Cuesta imaginar en otras tierras que una ex presidenta
navegue entre ir presa en poco tiempo o en algunos años, que su logia
histeriquee con no dejarla ir prisionera nunca o, mejor, que así ocurra, para
demostrar una presunta injusticia de magistrados venales o la validez del
criterio gramsciano de que un rato en presidio fortalece las ideas. No le
cuenten a Lázaro Báez o a José López esa teoría, tampoco a Cristina, que habían
encontrado otro lugar en el mundo.
Extendido. Ese fenómeno de plata suelta, perdida, malgastada
y peor habida que caracteriza a la familia Kirchner como cabeza de una
asociación, símbolo de una secta política, representa y expresa a una parte de
la sociedad –como Trump o Hillary a la norteamericana– del mismo modo que el
ticket Macri-Gabriela Michetti constituye otro tipo de delegación, pero de
escasa frecuencia también hasta en países subdesarrollados.
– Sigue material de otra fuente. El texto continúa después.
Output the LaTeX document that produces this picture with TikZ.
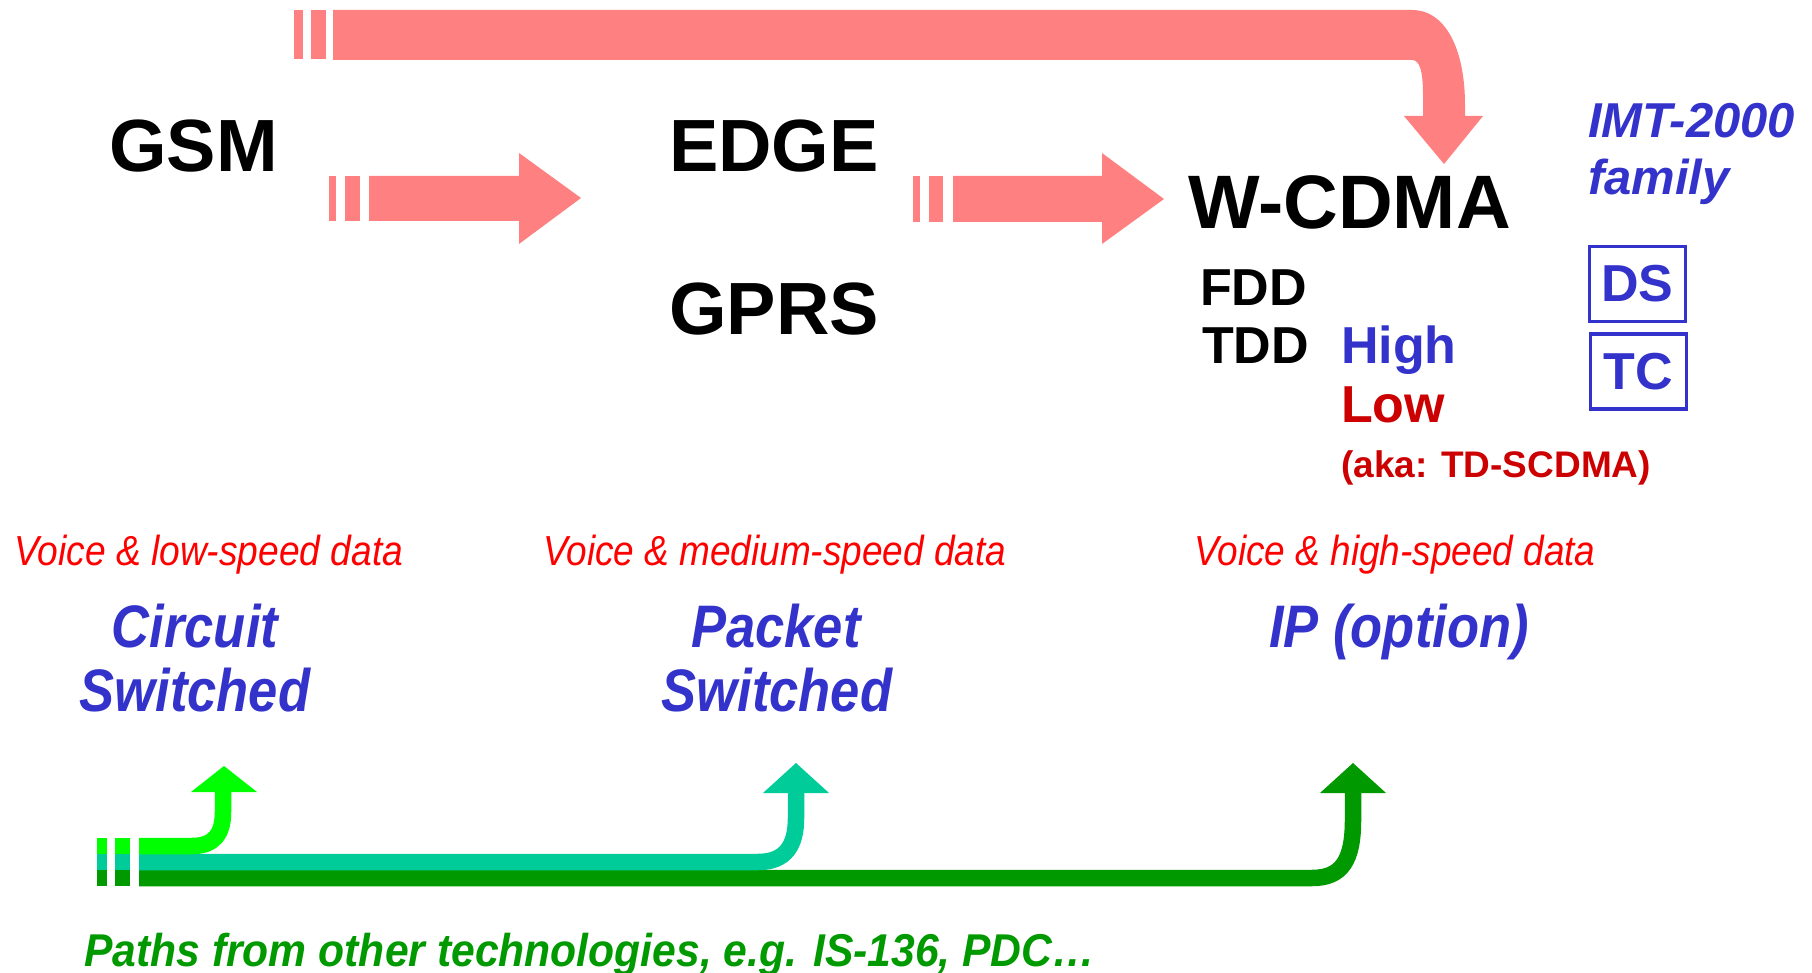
\documentclass[tikz,border=0pt]{standalone}
\usepackage{fontspec}
\usepackage{graphicx}
\setmainfont{Liberation Sans}
\definecolor{arrowred}{HTML}{FF8080}
\definecolor{techblue}{HTML}{3333CC}
\definecolor{voicered}{HTML}{FF0000}
\definecolor{darkred}{HTML}{CC0000}
\definecolor{gA}{HTML}{00FF00}
\definecolor{gB}{HTML}{00CC99}
\definecolor{gC}{HTML}{009900}
\newcommand\fsz[1]{\fontsize{#1}{#1}\selectfont}
\newcommand\cond[2]{\scalebox{#1}[1]{#2}}
\begin{document}
\begin{tikzpicture}[x=1pt,y=-1pt,
  txt/.style={inner sep=0pt, anchor=base west},
  ctxt/.style={inner sep=0pt, anchor=base},
  big/.style={txt, font=\fsz{#1}\bfseries},
  voice/.style={txt, font=\fsz{42}\itshape, text=voicered},
  mode/.style={ctxt, font=\fsz{60}\bfseries\itshape, text=techblue},
  boxlbl/.style={draw=techblue, line width=3.5pt, text=techblue, font=\fsz{52}\bfseries,
     minimum width=96pt, minimum height=75pt, inner sep=0pt},
  greenline/.style={line width=16.5pt, line cap=butt}
]
\useasboundingbox (0,0) rectangle (1812,973);
\fill[white] (0,0) rectangle (1812,973);

% ---------- top arrow GSM -> W-CDMA ----------
\fill[arrowred] (294,10) rectangle (303,59);
\fill[arrowred] (311,10) rectangle (326,59);
\fill[arrowred] (333,10) -- (1412,10) .. controls (1446,10) and (1465,50) .. (1465,105)
  -- (1465,116) -- (1483,116) -- (1444,164) -- (1404,116) -- (1423,116) -- (1423,95)
  .. controls (1423,72) and (1420,60) .. (1412,60) -- (333,60) -- cycle;

% ---------- GSM -> EDGE arrow ----------
\fill[arrowred] (329,176) rectangle (336,221);
\fill[arrowred] (345,176) rectangle (360,221);
\fill[arrowred] (369,176) -- (519,176) -- (519,153) -- (581,198) -- (519,244) -- (519,221) -- (369,221) -- cycle;

% ---------- EDGE -> W-CDMA arrow ----------
\fill[arrowred] (913,176) rectangle (920,222);
\fill[arrowred] (929,176) rectangle (943,222);
\fill[arrowred] (953,176) -- (1102,176) -- (1102,153) -- (1164,199) -- (1102,244) -- (1102,222) -- (953,222) -- cycle;

% ---------- main labels ----------
\node[big=74] (gsm) at (109,172) {GSM};
\node[big=74] (edge) at (669,172) {EDGE};
\node[big=74] (gprs) at (669,335) {GPRS};
\node[big=75.8] (wcdma) at (1188,229) {W-CDMA};
\node[big=52] (fdd) at (1200,306) {FDD};
\node[big=52] (tdd) at (1202,363) {TDD};
\node[big=52, text=techblue] (high) at (1341,363) {High};
\node[big=52, text=darkred] (low) at (1341,422) {Low};
\node[big=37, text=darkred] (aka) at (1341,477) {(aka: TD-SCDMA)};
\node[txt, font=\fsz{49}\bfseries\itshape, text=techblue] (imt) at (1588,138) {IMT-2000};
\node[txt, font=\fsz{49}\bfseries\itshape, text=techblue] (family) at (1588,195) {family};
\node[boxlbl] (ds) at (1637.5,284) {DS};
\node[boxlbl] (tc) at (1638.5,371.5) {TC};

% ---------- voice / data labels ----------
\node[voice] (v1) at (14,565) {\cond{0.885}{Voice \& low-speed data}};
\node[voice] (v2) at (543,565) {\cond{0.88}{Voice \& medium-speed data}};
\node[voice] (v3) at (1194,565) {\cond{0.88}{Voice \& high-speed data}};

\node[mode] (circ) at (195,647) {\cond{0.875}{Circuit}};
\node[mode] (circsw) at (195,711) {\cond{0.875}{Switched}};
\node[mode] (pack) at (776,647) {\cond{0.875}{Packet}};
\node[mode] (packsw) at (777,711) {\cond{0.875}{Switched}};
\node[mode] (ip) at (1399,647) {\cond{0.875}{IP (option)}};

% ---------- green paths ----------
% dark green
\fill[gC] (97,870) rectangle (107,886);
\fill[gC] (115,870) rectangle (130,886);
\draw[gC, greenline] (139,878) -- (1312,878) .. controls (1342,878) and (1353,860) .. (1353,820) -- (1353,792);
\fill[gC] (1320,793) -- (1353,763) -- (1386,793) -- cycle;
% teal
\fill[gB] (97,854) rectangle (107,870);
\fill[gB] (115,854) rectangle (130,870);
\draw[gB, greenline] (139,862) -- (758,862) .. controls (786,862) and (796,845) .. (796,818) -- (796,792);
\fill[gB] (763,793) -- (796,763) -- (829,793) -- cycle;
% light green
\fill[gA] (97,838) rectangle (107,854);
\fill[gA] (115,838) rectangle (130,854);
\draw[gA, greenline] (139,846) -- (192,846) .. controls (214,846) and (223,834) .. (223,812) -- (223,791);
\fill[gA] (191,792) -- (224,766) -- (257,792) -- cycle;

\node[txt, font=\fsz{46}\bfseries\itshape, text=gC] (paths) at (84,966)
  {\cond{0.927}{Paths from other technologies, e.g. IS-136, PDC…}};
\end{tikzpicture}
\end{document}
Hay episodios que parecen definir sólo a los argentinos,
como el de la vicepresidenta cuando le arrebataron una valija con joyas en el
aeropuerto o cuando, hace menos de un mes, le entraron ladrones a la casa y le
robaron por lo menos 50 mil dólares no necesariamente declarados. Si bien son
bicocas para quienes se acostumbraron a la cultura Kirchner del despojo, las
explicaciones de la funcionaria resultaron pueriles: desde que es una de las
más pobres del Gobierno a que esos fondos correspondían a una fundación propia,
argumento que estúpidamente no supo utilizar Felisa Miceli cuando le
encontraron una bolsa con dinero en el baño de su ministerio. En la sección
Cartas de un diario, un lector pidió argumentos más sólidos del Gobierno para
aclarar.
También el jefe de Estado tropieza con situaciones no
comunes, sobre todo cuando le revisan sus declaraciones juradas en la Justicia,
al parecer tan corregidas y reformuladas por contadores que nunca se ponen de
acuerdo sobre la extensión de lotes y campos (Tandil), la naturaleza de
préstamos con parientes y amigos (de Caputo a Grindetti), participación en
sociedades que parece ya no tener (Calcaterra), ni las valuaciones de otros
bienes en Salta, provincia de Buenos Aires o Uruguay.
Anomalías, infracciones, eventuales delitos, menores en
monto con relación a sus predecesores (de ahí la frase que Macri acuñó como
distinción: “No todos somos lo mismo”), pero indicativos de que la sociedad que
expresan se asemeja a sus líderes, igual que la mitad de los norteamericanos a
Trump. Al menos, Macri ha decidido ahorrar por una energía limpia e instaló
termotanques solares en Olivos: debieron explicarle que el recupero de esa
inversión tarda seis años como mínimo.